─── Supplied records

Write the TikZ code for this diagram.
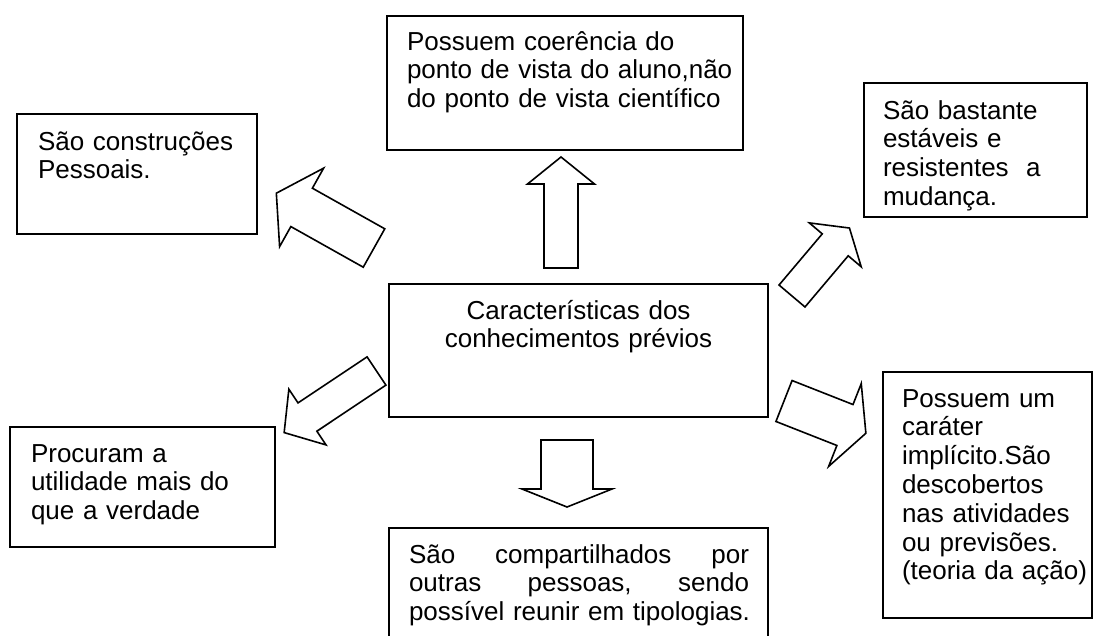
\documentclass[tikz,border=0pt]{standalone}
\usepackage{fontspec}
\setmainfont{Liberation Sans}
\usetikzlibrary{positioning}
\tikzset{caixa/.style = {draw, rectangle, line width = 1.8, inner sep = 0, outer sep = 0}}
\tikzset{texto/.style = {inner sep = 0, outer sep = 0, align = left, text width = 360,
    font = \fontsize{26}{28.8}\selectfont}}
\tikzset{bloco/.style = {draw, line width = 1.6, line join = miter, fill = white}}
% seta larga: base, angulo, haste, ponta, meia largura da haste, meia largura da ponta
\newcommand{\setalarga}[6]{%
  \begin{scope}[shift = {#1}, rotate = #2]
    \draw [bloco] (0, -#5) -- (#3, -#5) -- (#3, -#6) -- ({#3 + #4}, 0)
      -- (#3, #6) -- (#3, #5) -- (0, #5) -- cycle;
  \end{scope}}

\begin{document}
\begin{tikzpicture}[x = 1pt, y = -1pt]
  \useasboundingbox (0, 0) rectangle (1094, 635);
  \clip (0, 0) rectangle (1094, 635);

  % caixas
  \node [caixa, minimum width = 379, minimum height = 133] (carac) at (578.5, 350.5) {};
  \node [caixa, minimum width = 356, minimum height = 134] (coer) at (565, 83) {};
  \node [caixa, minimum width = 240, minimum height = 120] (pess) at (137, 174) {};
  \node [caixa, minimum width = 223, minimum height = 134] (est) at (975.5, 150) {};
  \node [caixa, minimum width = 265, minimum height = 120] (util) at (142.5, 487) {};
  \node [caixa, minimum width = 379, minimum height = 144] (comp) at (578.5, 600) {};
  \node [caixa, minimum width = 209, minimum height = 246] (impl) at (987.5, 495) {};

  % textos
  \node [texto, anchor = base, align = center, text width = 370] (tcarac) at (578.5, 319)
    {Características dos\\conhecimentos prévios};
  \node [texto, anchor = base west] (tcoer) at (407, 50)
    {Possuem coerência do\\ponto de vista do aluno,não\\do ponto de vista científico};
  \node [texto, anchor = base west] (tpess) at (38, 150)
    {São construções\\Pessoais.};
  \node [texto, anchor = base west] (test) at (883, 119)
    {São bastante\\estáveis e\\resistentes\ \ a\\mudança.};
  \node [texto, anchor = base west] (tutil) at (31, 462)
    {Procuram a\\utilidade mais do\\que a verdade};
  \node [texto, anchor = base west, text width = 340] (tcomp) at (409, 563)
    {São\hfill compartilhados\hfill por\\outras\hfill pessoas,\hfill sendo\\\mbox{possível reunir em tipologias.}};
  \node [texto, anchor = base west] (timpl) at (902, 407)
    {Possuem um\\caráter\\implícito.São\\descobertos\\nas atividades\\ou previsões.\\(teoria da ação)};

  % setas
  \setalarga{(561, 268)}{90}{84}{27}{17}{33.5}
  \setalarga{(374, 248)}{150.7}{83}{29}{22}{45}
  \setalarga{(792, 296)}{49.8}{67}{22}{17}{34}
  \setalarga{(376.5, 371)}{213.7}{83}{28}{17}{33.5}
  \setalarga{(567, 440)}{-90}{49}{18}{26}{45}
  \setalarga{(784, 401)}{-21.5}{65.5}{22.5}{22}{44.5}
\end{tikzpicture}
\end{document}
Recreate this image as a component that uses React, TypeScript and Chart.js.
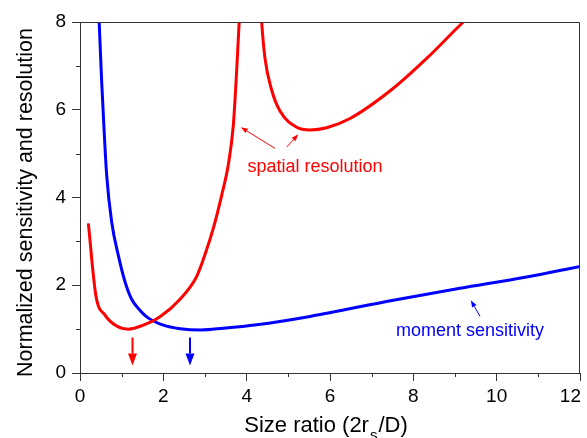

──────

_Set exercise_
Without the pictures, copy the material exactly as given.

_Solution to this problem_
Write the TikZ code for this diagram.
\documentclass[tikz,border=0pt]{standalone}
\usepackage{fontspec}
\setmainfont{Liberation Sans}
\usetikzlibrary{positioning}
\tikzset{caixa/.style = {draw, rectangle, line width = 1.8, inner sep = 0, outer sep = 0}}
\tikzset{texto/.style = {inner sep = 0, outer sep = 0, align = left, text width = 360,
    font = \fontsize{26}{28.8}\selectfont}}
\tikzset{bloco/.style = {draw, line width = 1.6, line join = miter, fill = white}}
% seta larga: base, angulo, haste, ponta, meia largura da haste, meia largura da ponta
\newcommand{\setalarga}[6]{%
  \begin{scope}[shift = {#1}, rotate = #2]
    \draw [bloco] (0, -#5) -- (#3, -#5) -- (#3, -#6) -- ({#3 + #4}, 0)
      -- (#3, #6) -- (#3, #5) -- (0, #5) -- cycle;
  \end{scope}}

\begin{document}
\begin{tikzpicture}[x = 1pt, y = -1pt]
  \useasboundingbox (0, 0) rectangle (1094, 635);
  \clip (0, 0) rectangle (1094, 635);

  % caixas
  \node [caixa, minimum width = 379, minimum height = 133] (carac) at (578.5, 350.5) {};
  \node [caixa, minimum width = 356, minimum height = 134] (coer) at (565, 83) {};
  \node [caixa, minimum width = 240, minimum height = 120] (pess) at (137, 174) {};
  \node [caixa, minimum width = 223, minimum height = 134] (est) at (975.5, 150) {};
  \node [caixa, minimum width = 265, minimum height = 120] (util) at (142.5, 487) {};
  \node [caixa, minimum width = 379, minimum height = 144] (comp) at (578.5, 600) {};
  \node [caixa, minimum width = 209, minimum height = 246] (impl) at (987.5, 495) {};

  % textos
  \node [texto, anchor = base, align = center, text width = 370] (tcarac) at (578.5, 319)
    {Características dos\\conhecimentos prévios};
  \node [texto, anchor = base west] (tcoer) at (407, 50)
    {Possuem coerência do\\ponto de vista do aluno,não\\do ponto de vista científico};
  \node [texto, anchor = base west] (tpess) at (38, 150)
    {São construções\\Pessoais.};
  \node [texto, anchor = base west] (test) at (883, 119)
    {São bastante\\estáveis e\\resistentes\ \ a\\mudança.};
  \node [texto, anchor = base west] (tutil) at (31, 462)
    {Procuram a\\utilidade mais do\\que a verdade};
  \node [texto, anchor = base west, text width = 340] (tcomp) at (409, 563)
    {São\hfill compartilhados\hfill por\\outras\hfill pessoas,\hfill sendo\\\mbox{possível reunir em tipologias.}};
  \node [texto, anchor = base west] (timpl) at (902, 407)
    {Possuem um\\caráter\\implícito.São\\descobertos\\nas atividades\\ou previsões.\\(teoria da ação)};

  % setas
  \setalarga{(561, 268)}{90}{84}{27}{17}{33.5}
  \setalarga{(374, 248)}{150.7}{83}{29}{22}{45}
  \setalarga{(792, 296)}{49.8}{67}{22}{17}{34}
  \setalarga{(376.5, 371)}{213.7}{83}{28}{17}{33.5}
  \setalarga{(567, 440)}{-90}{49}{18}{26}{45}
  \setalarga{(784, 401)}{-21.5}{65.5}{22.5}{22}{44.5}
\end{tikzpicture}
\end{document}
Recreate this image as a component that uses React, TypeScript and Chart.js.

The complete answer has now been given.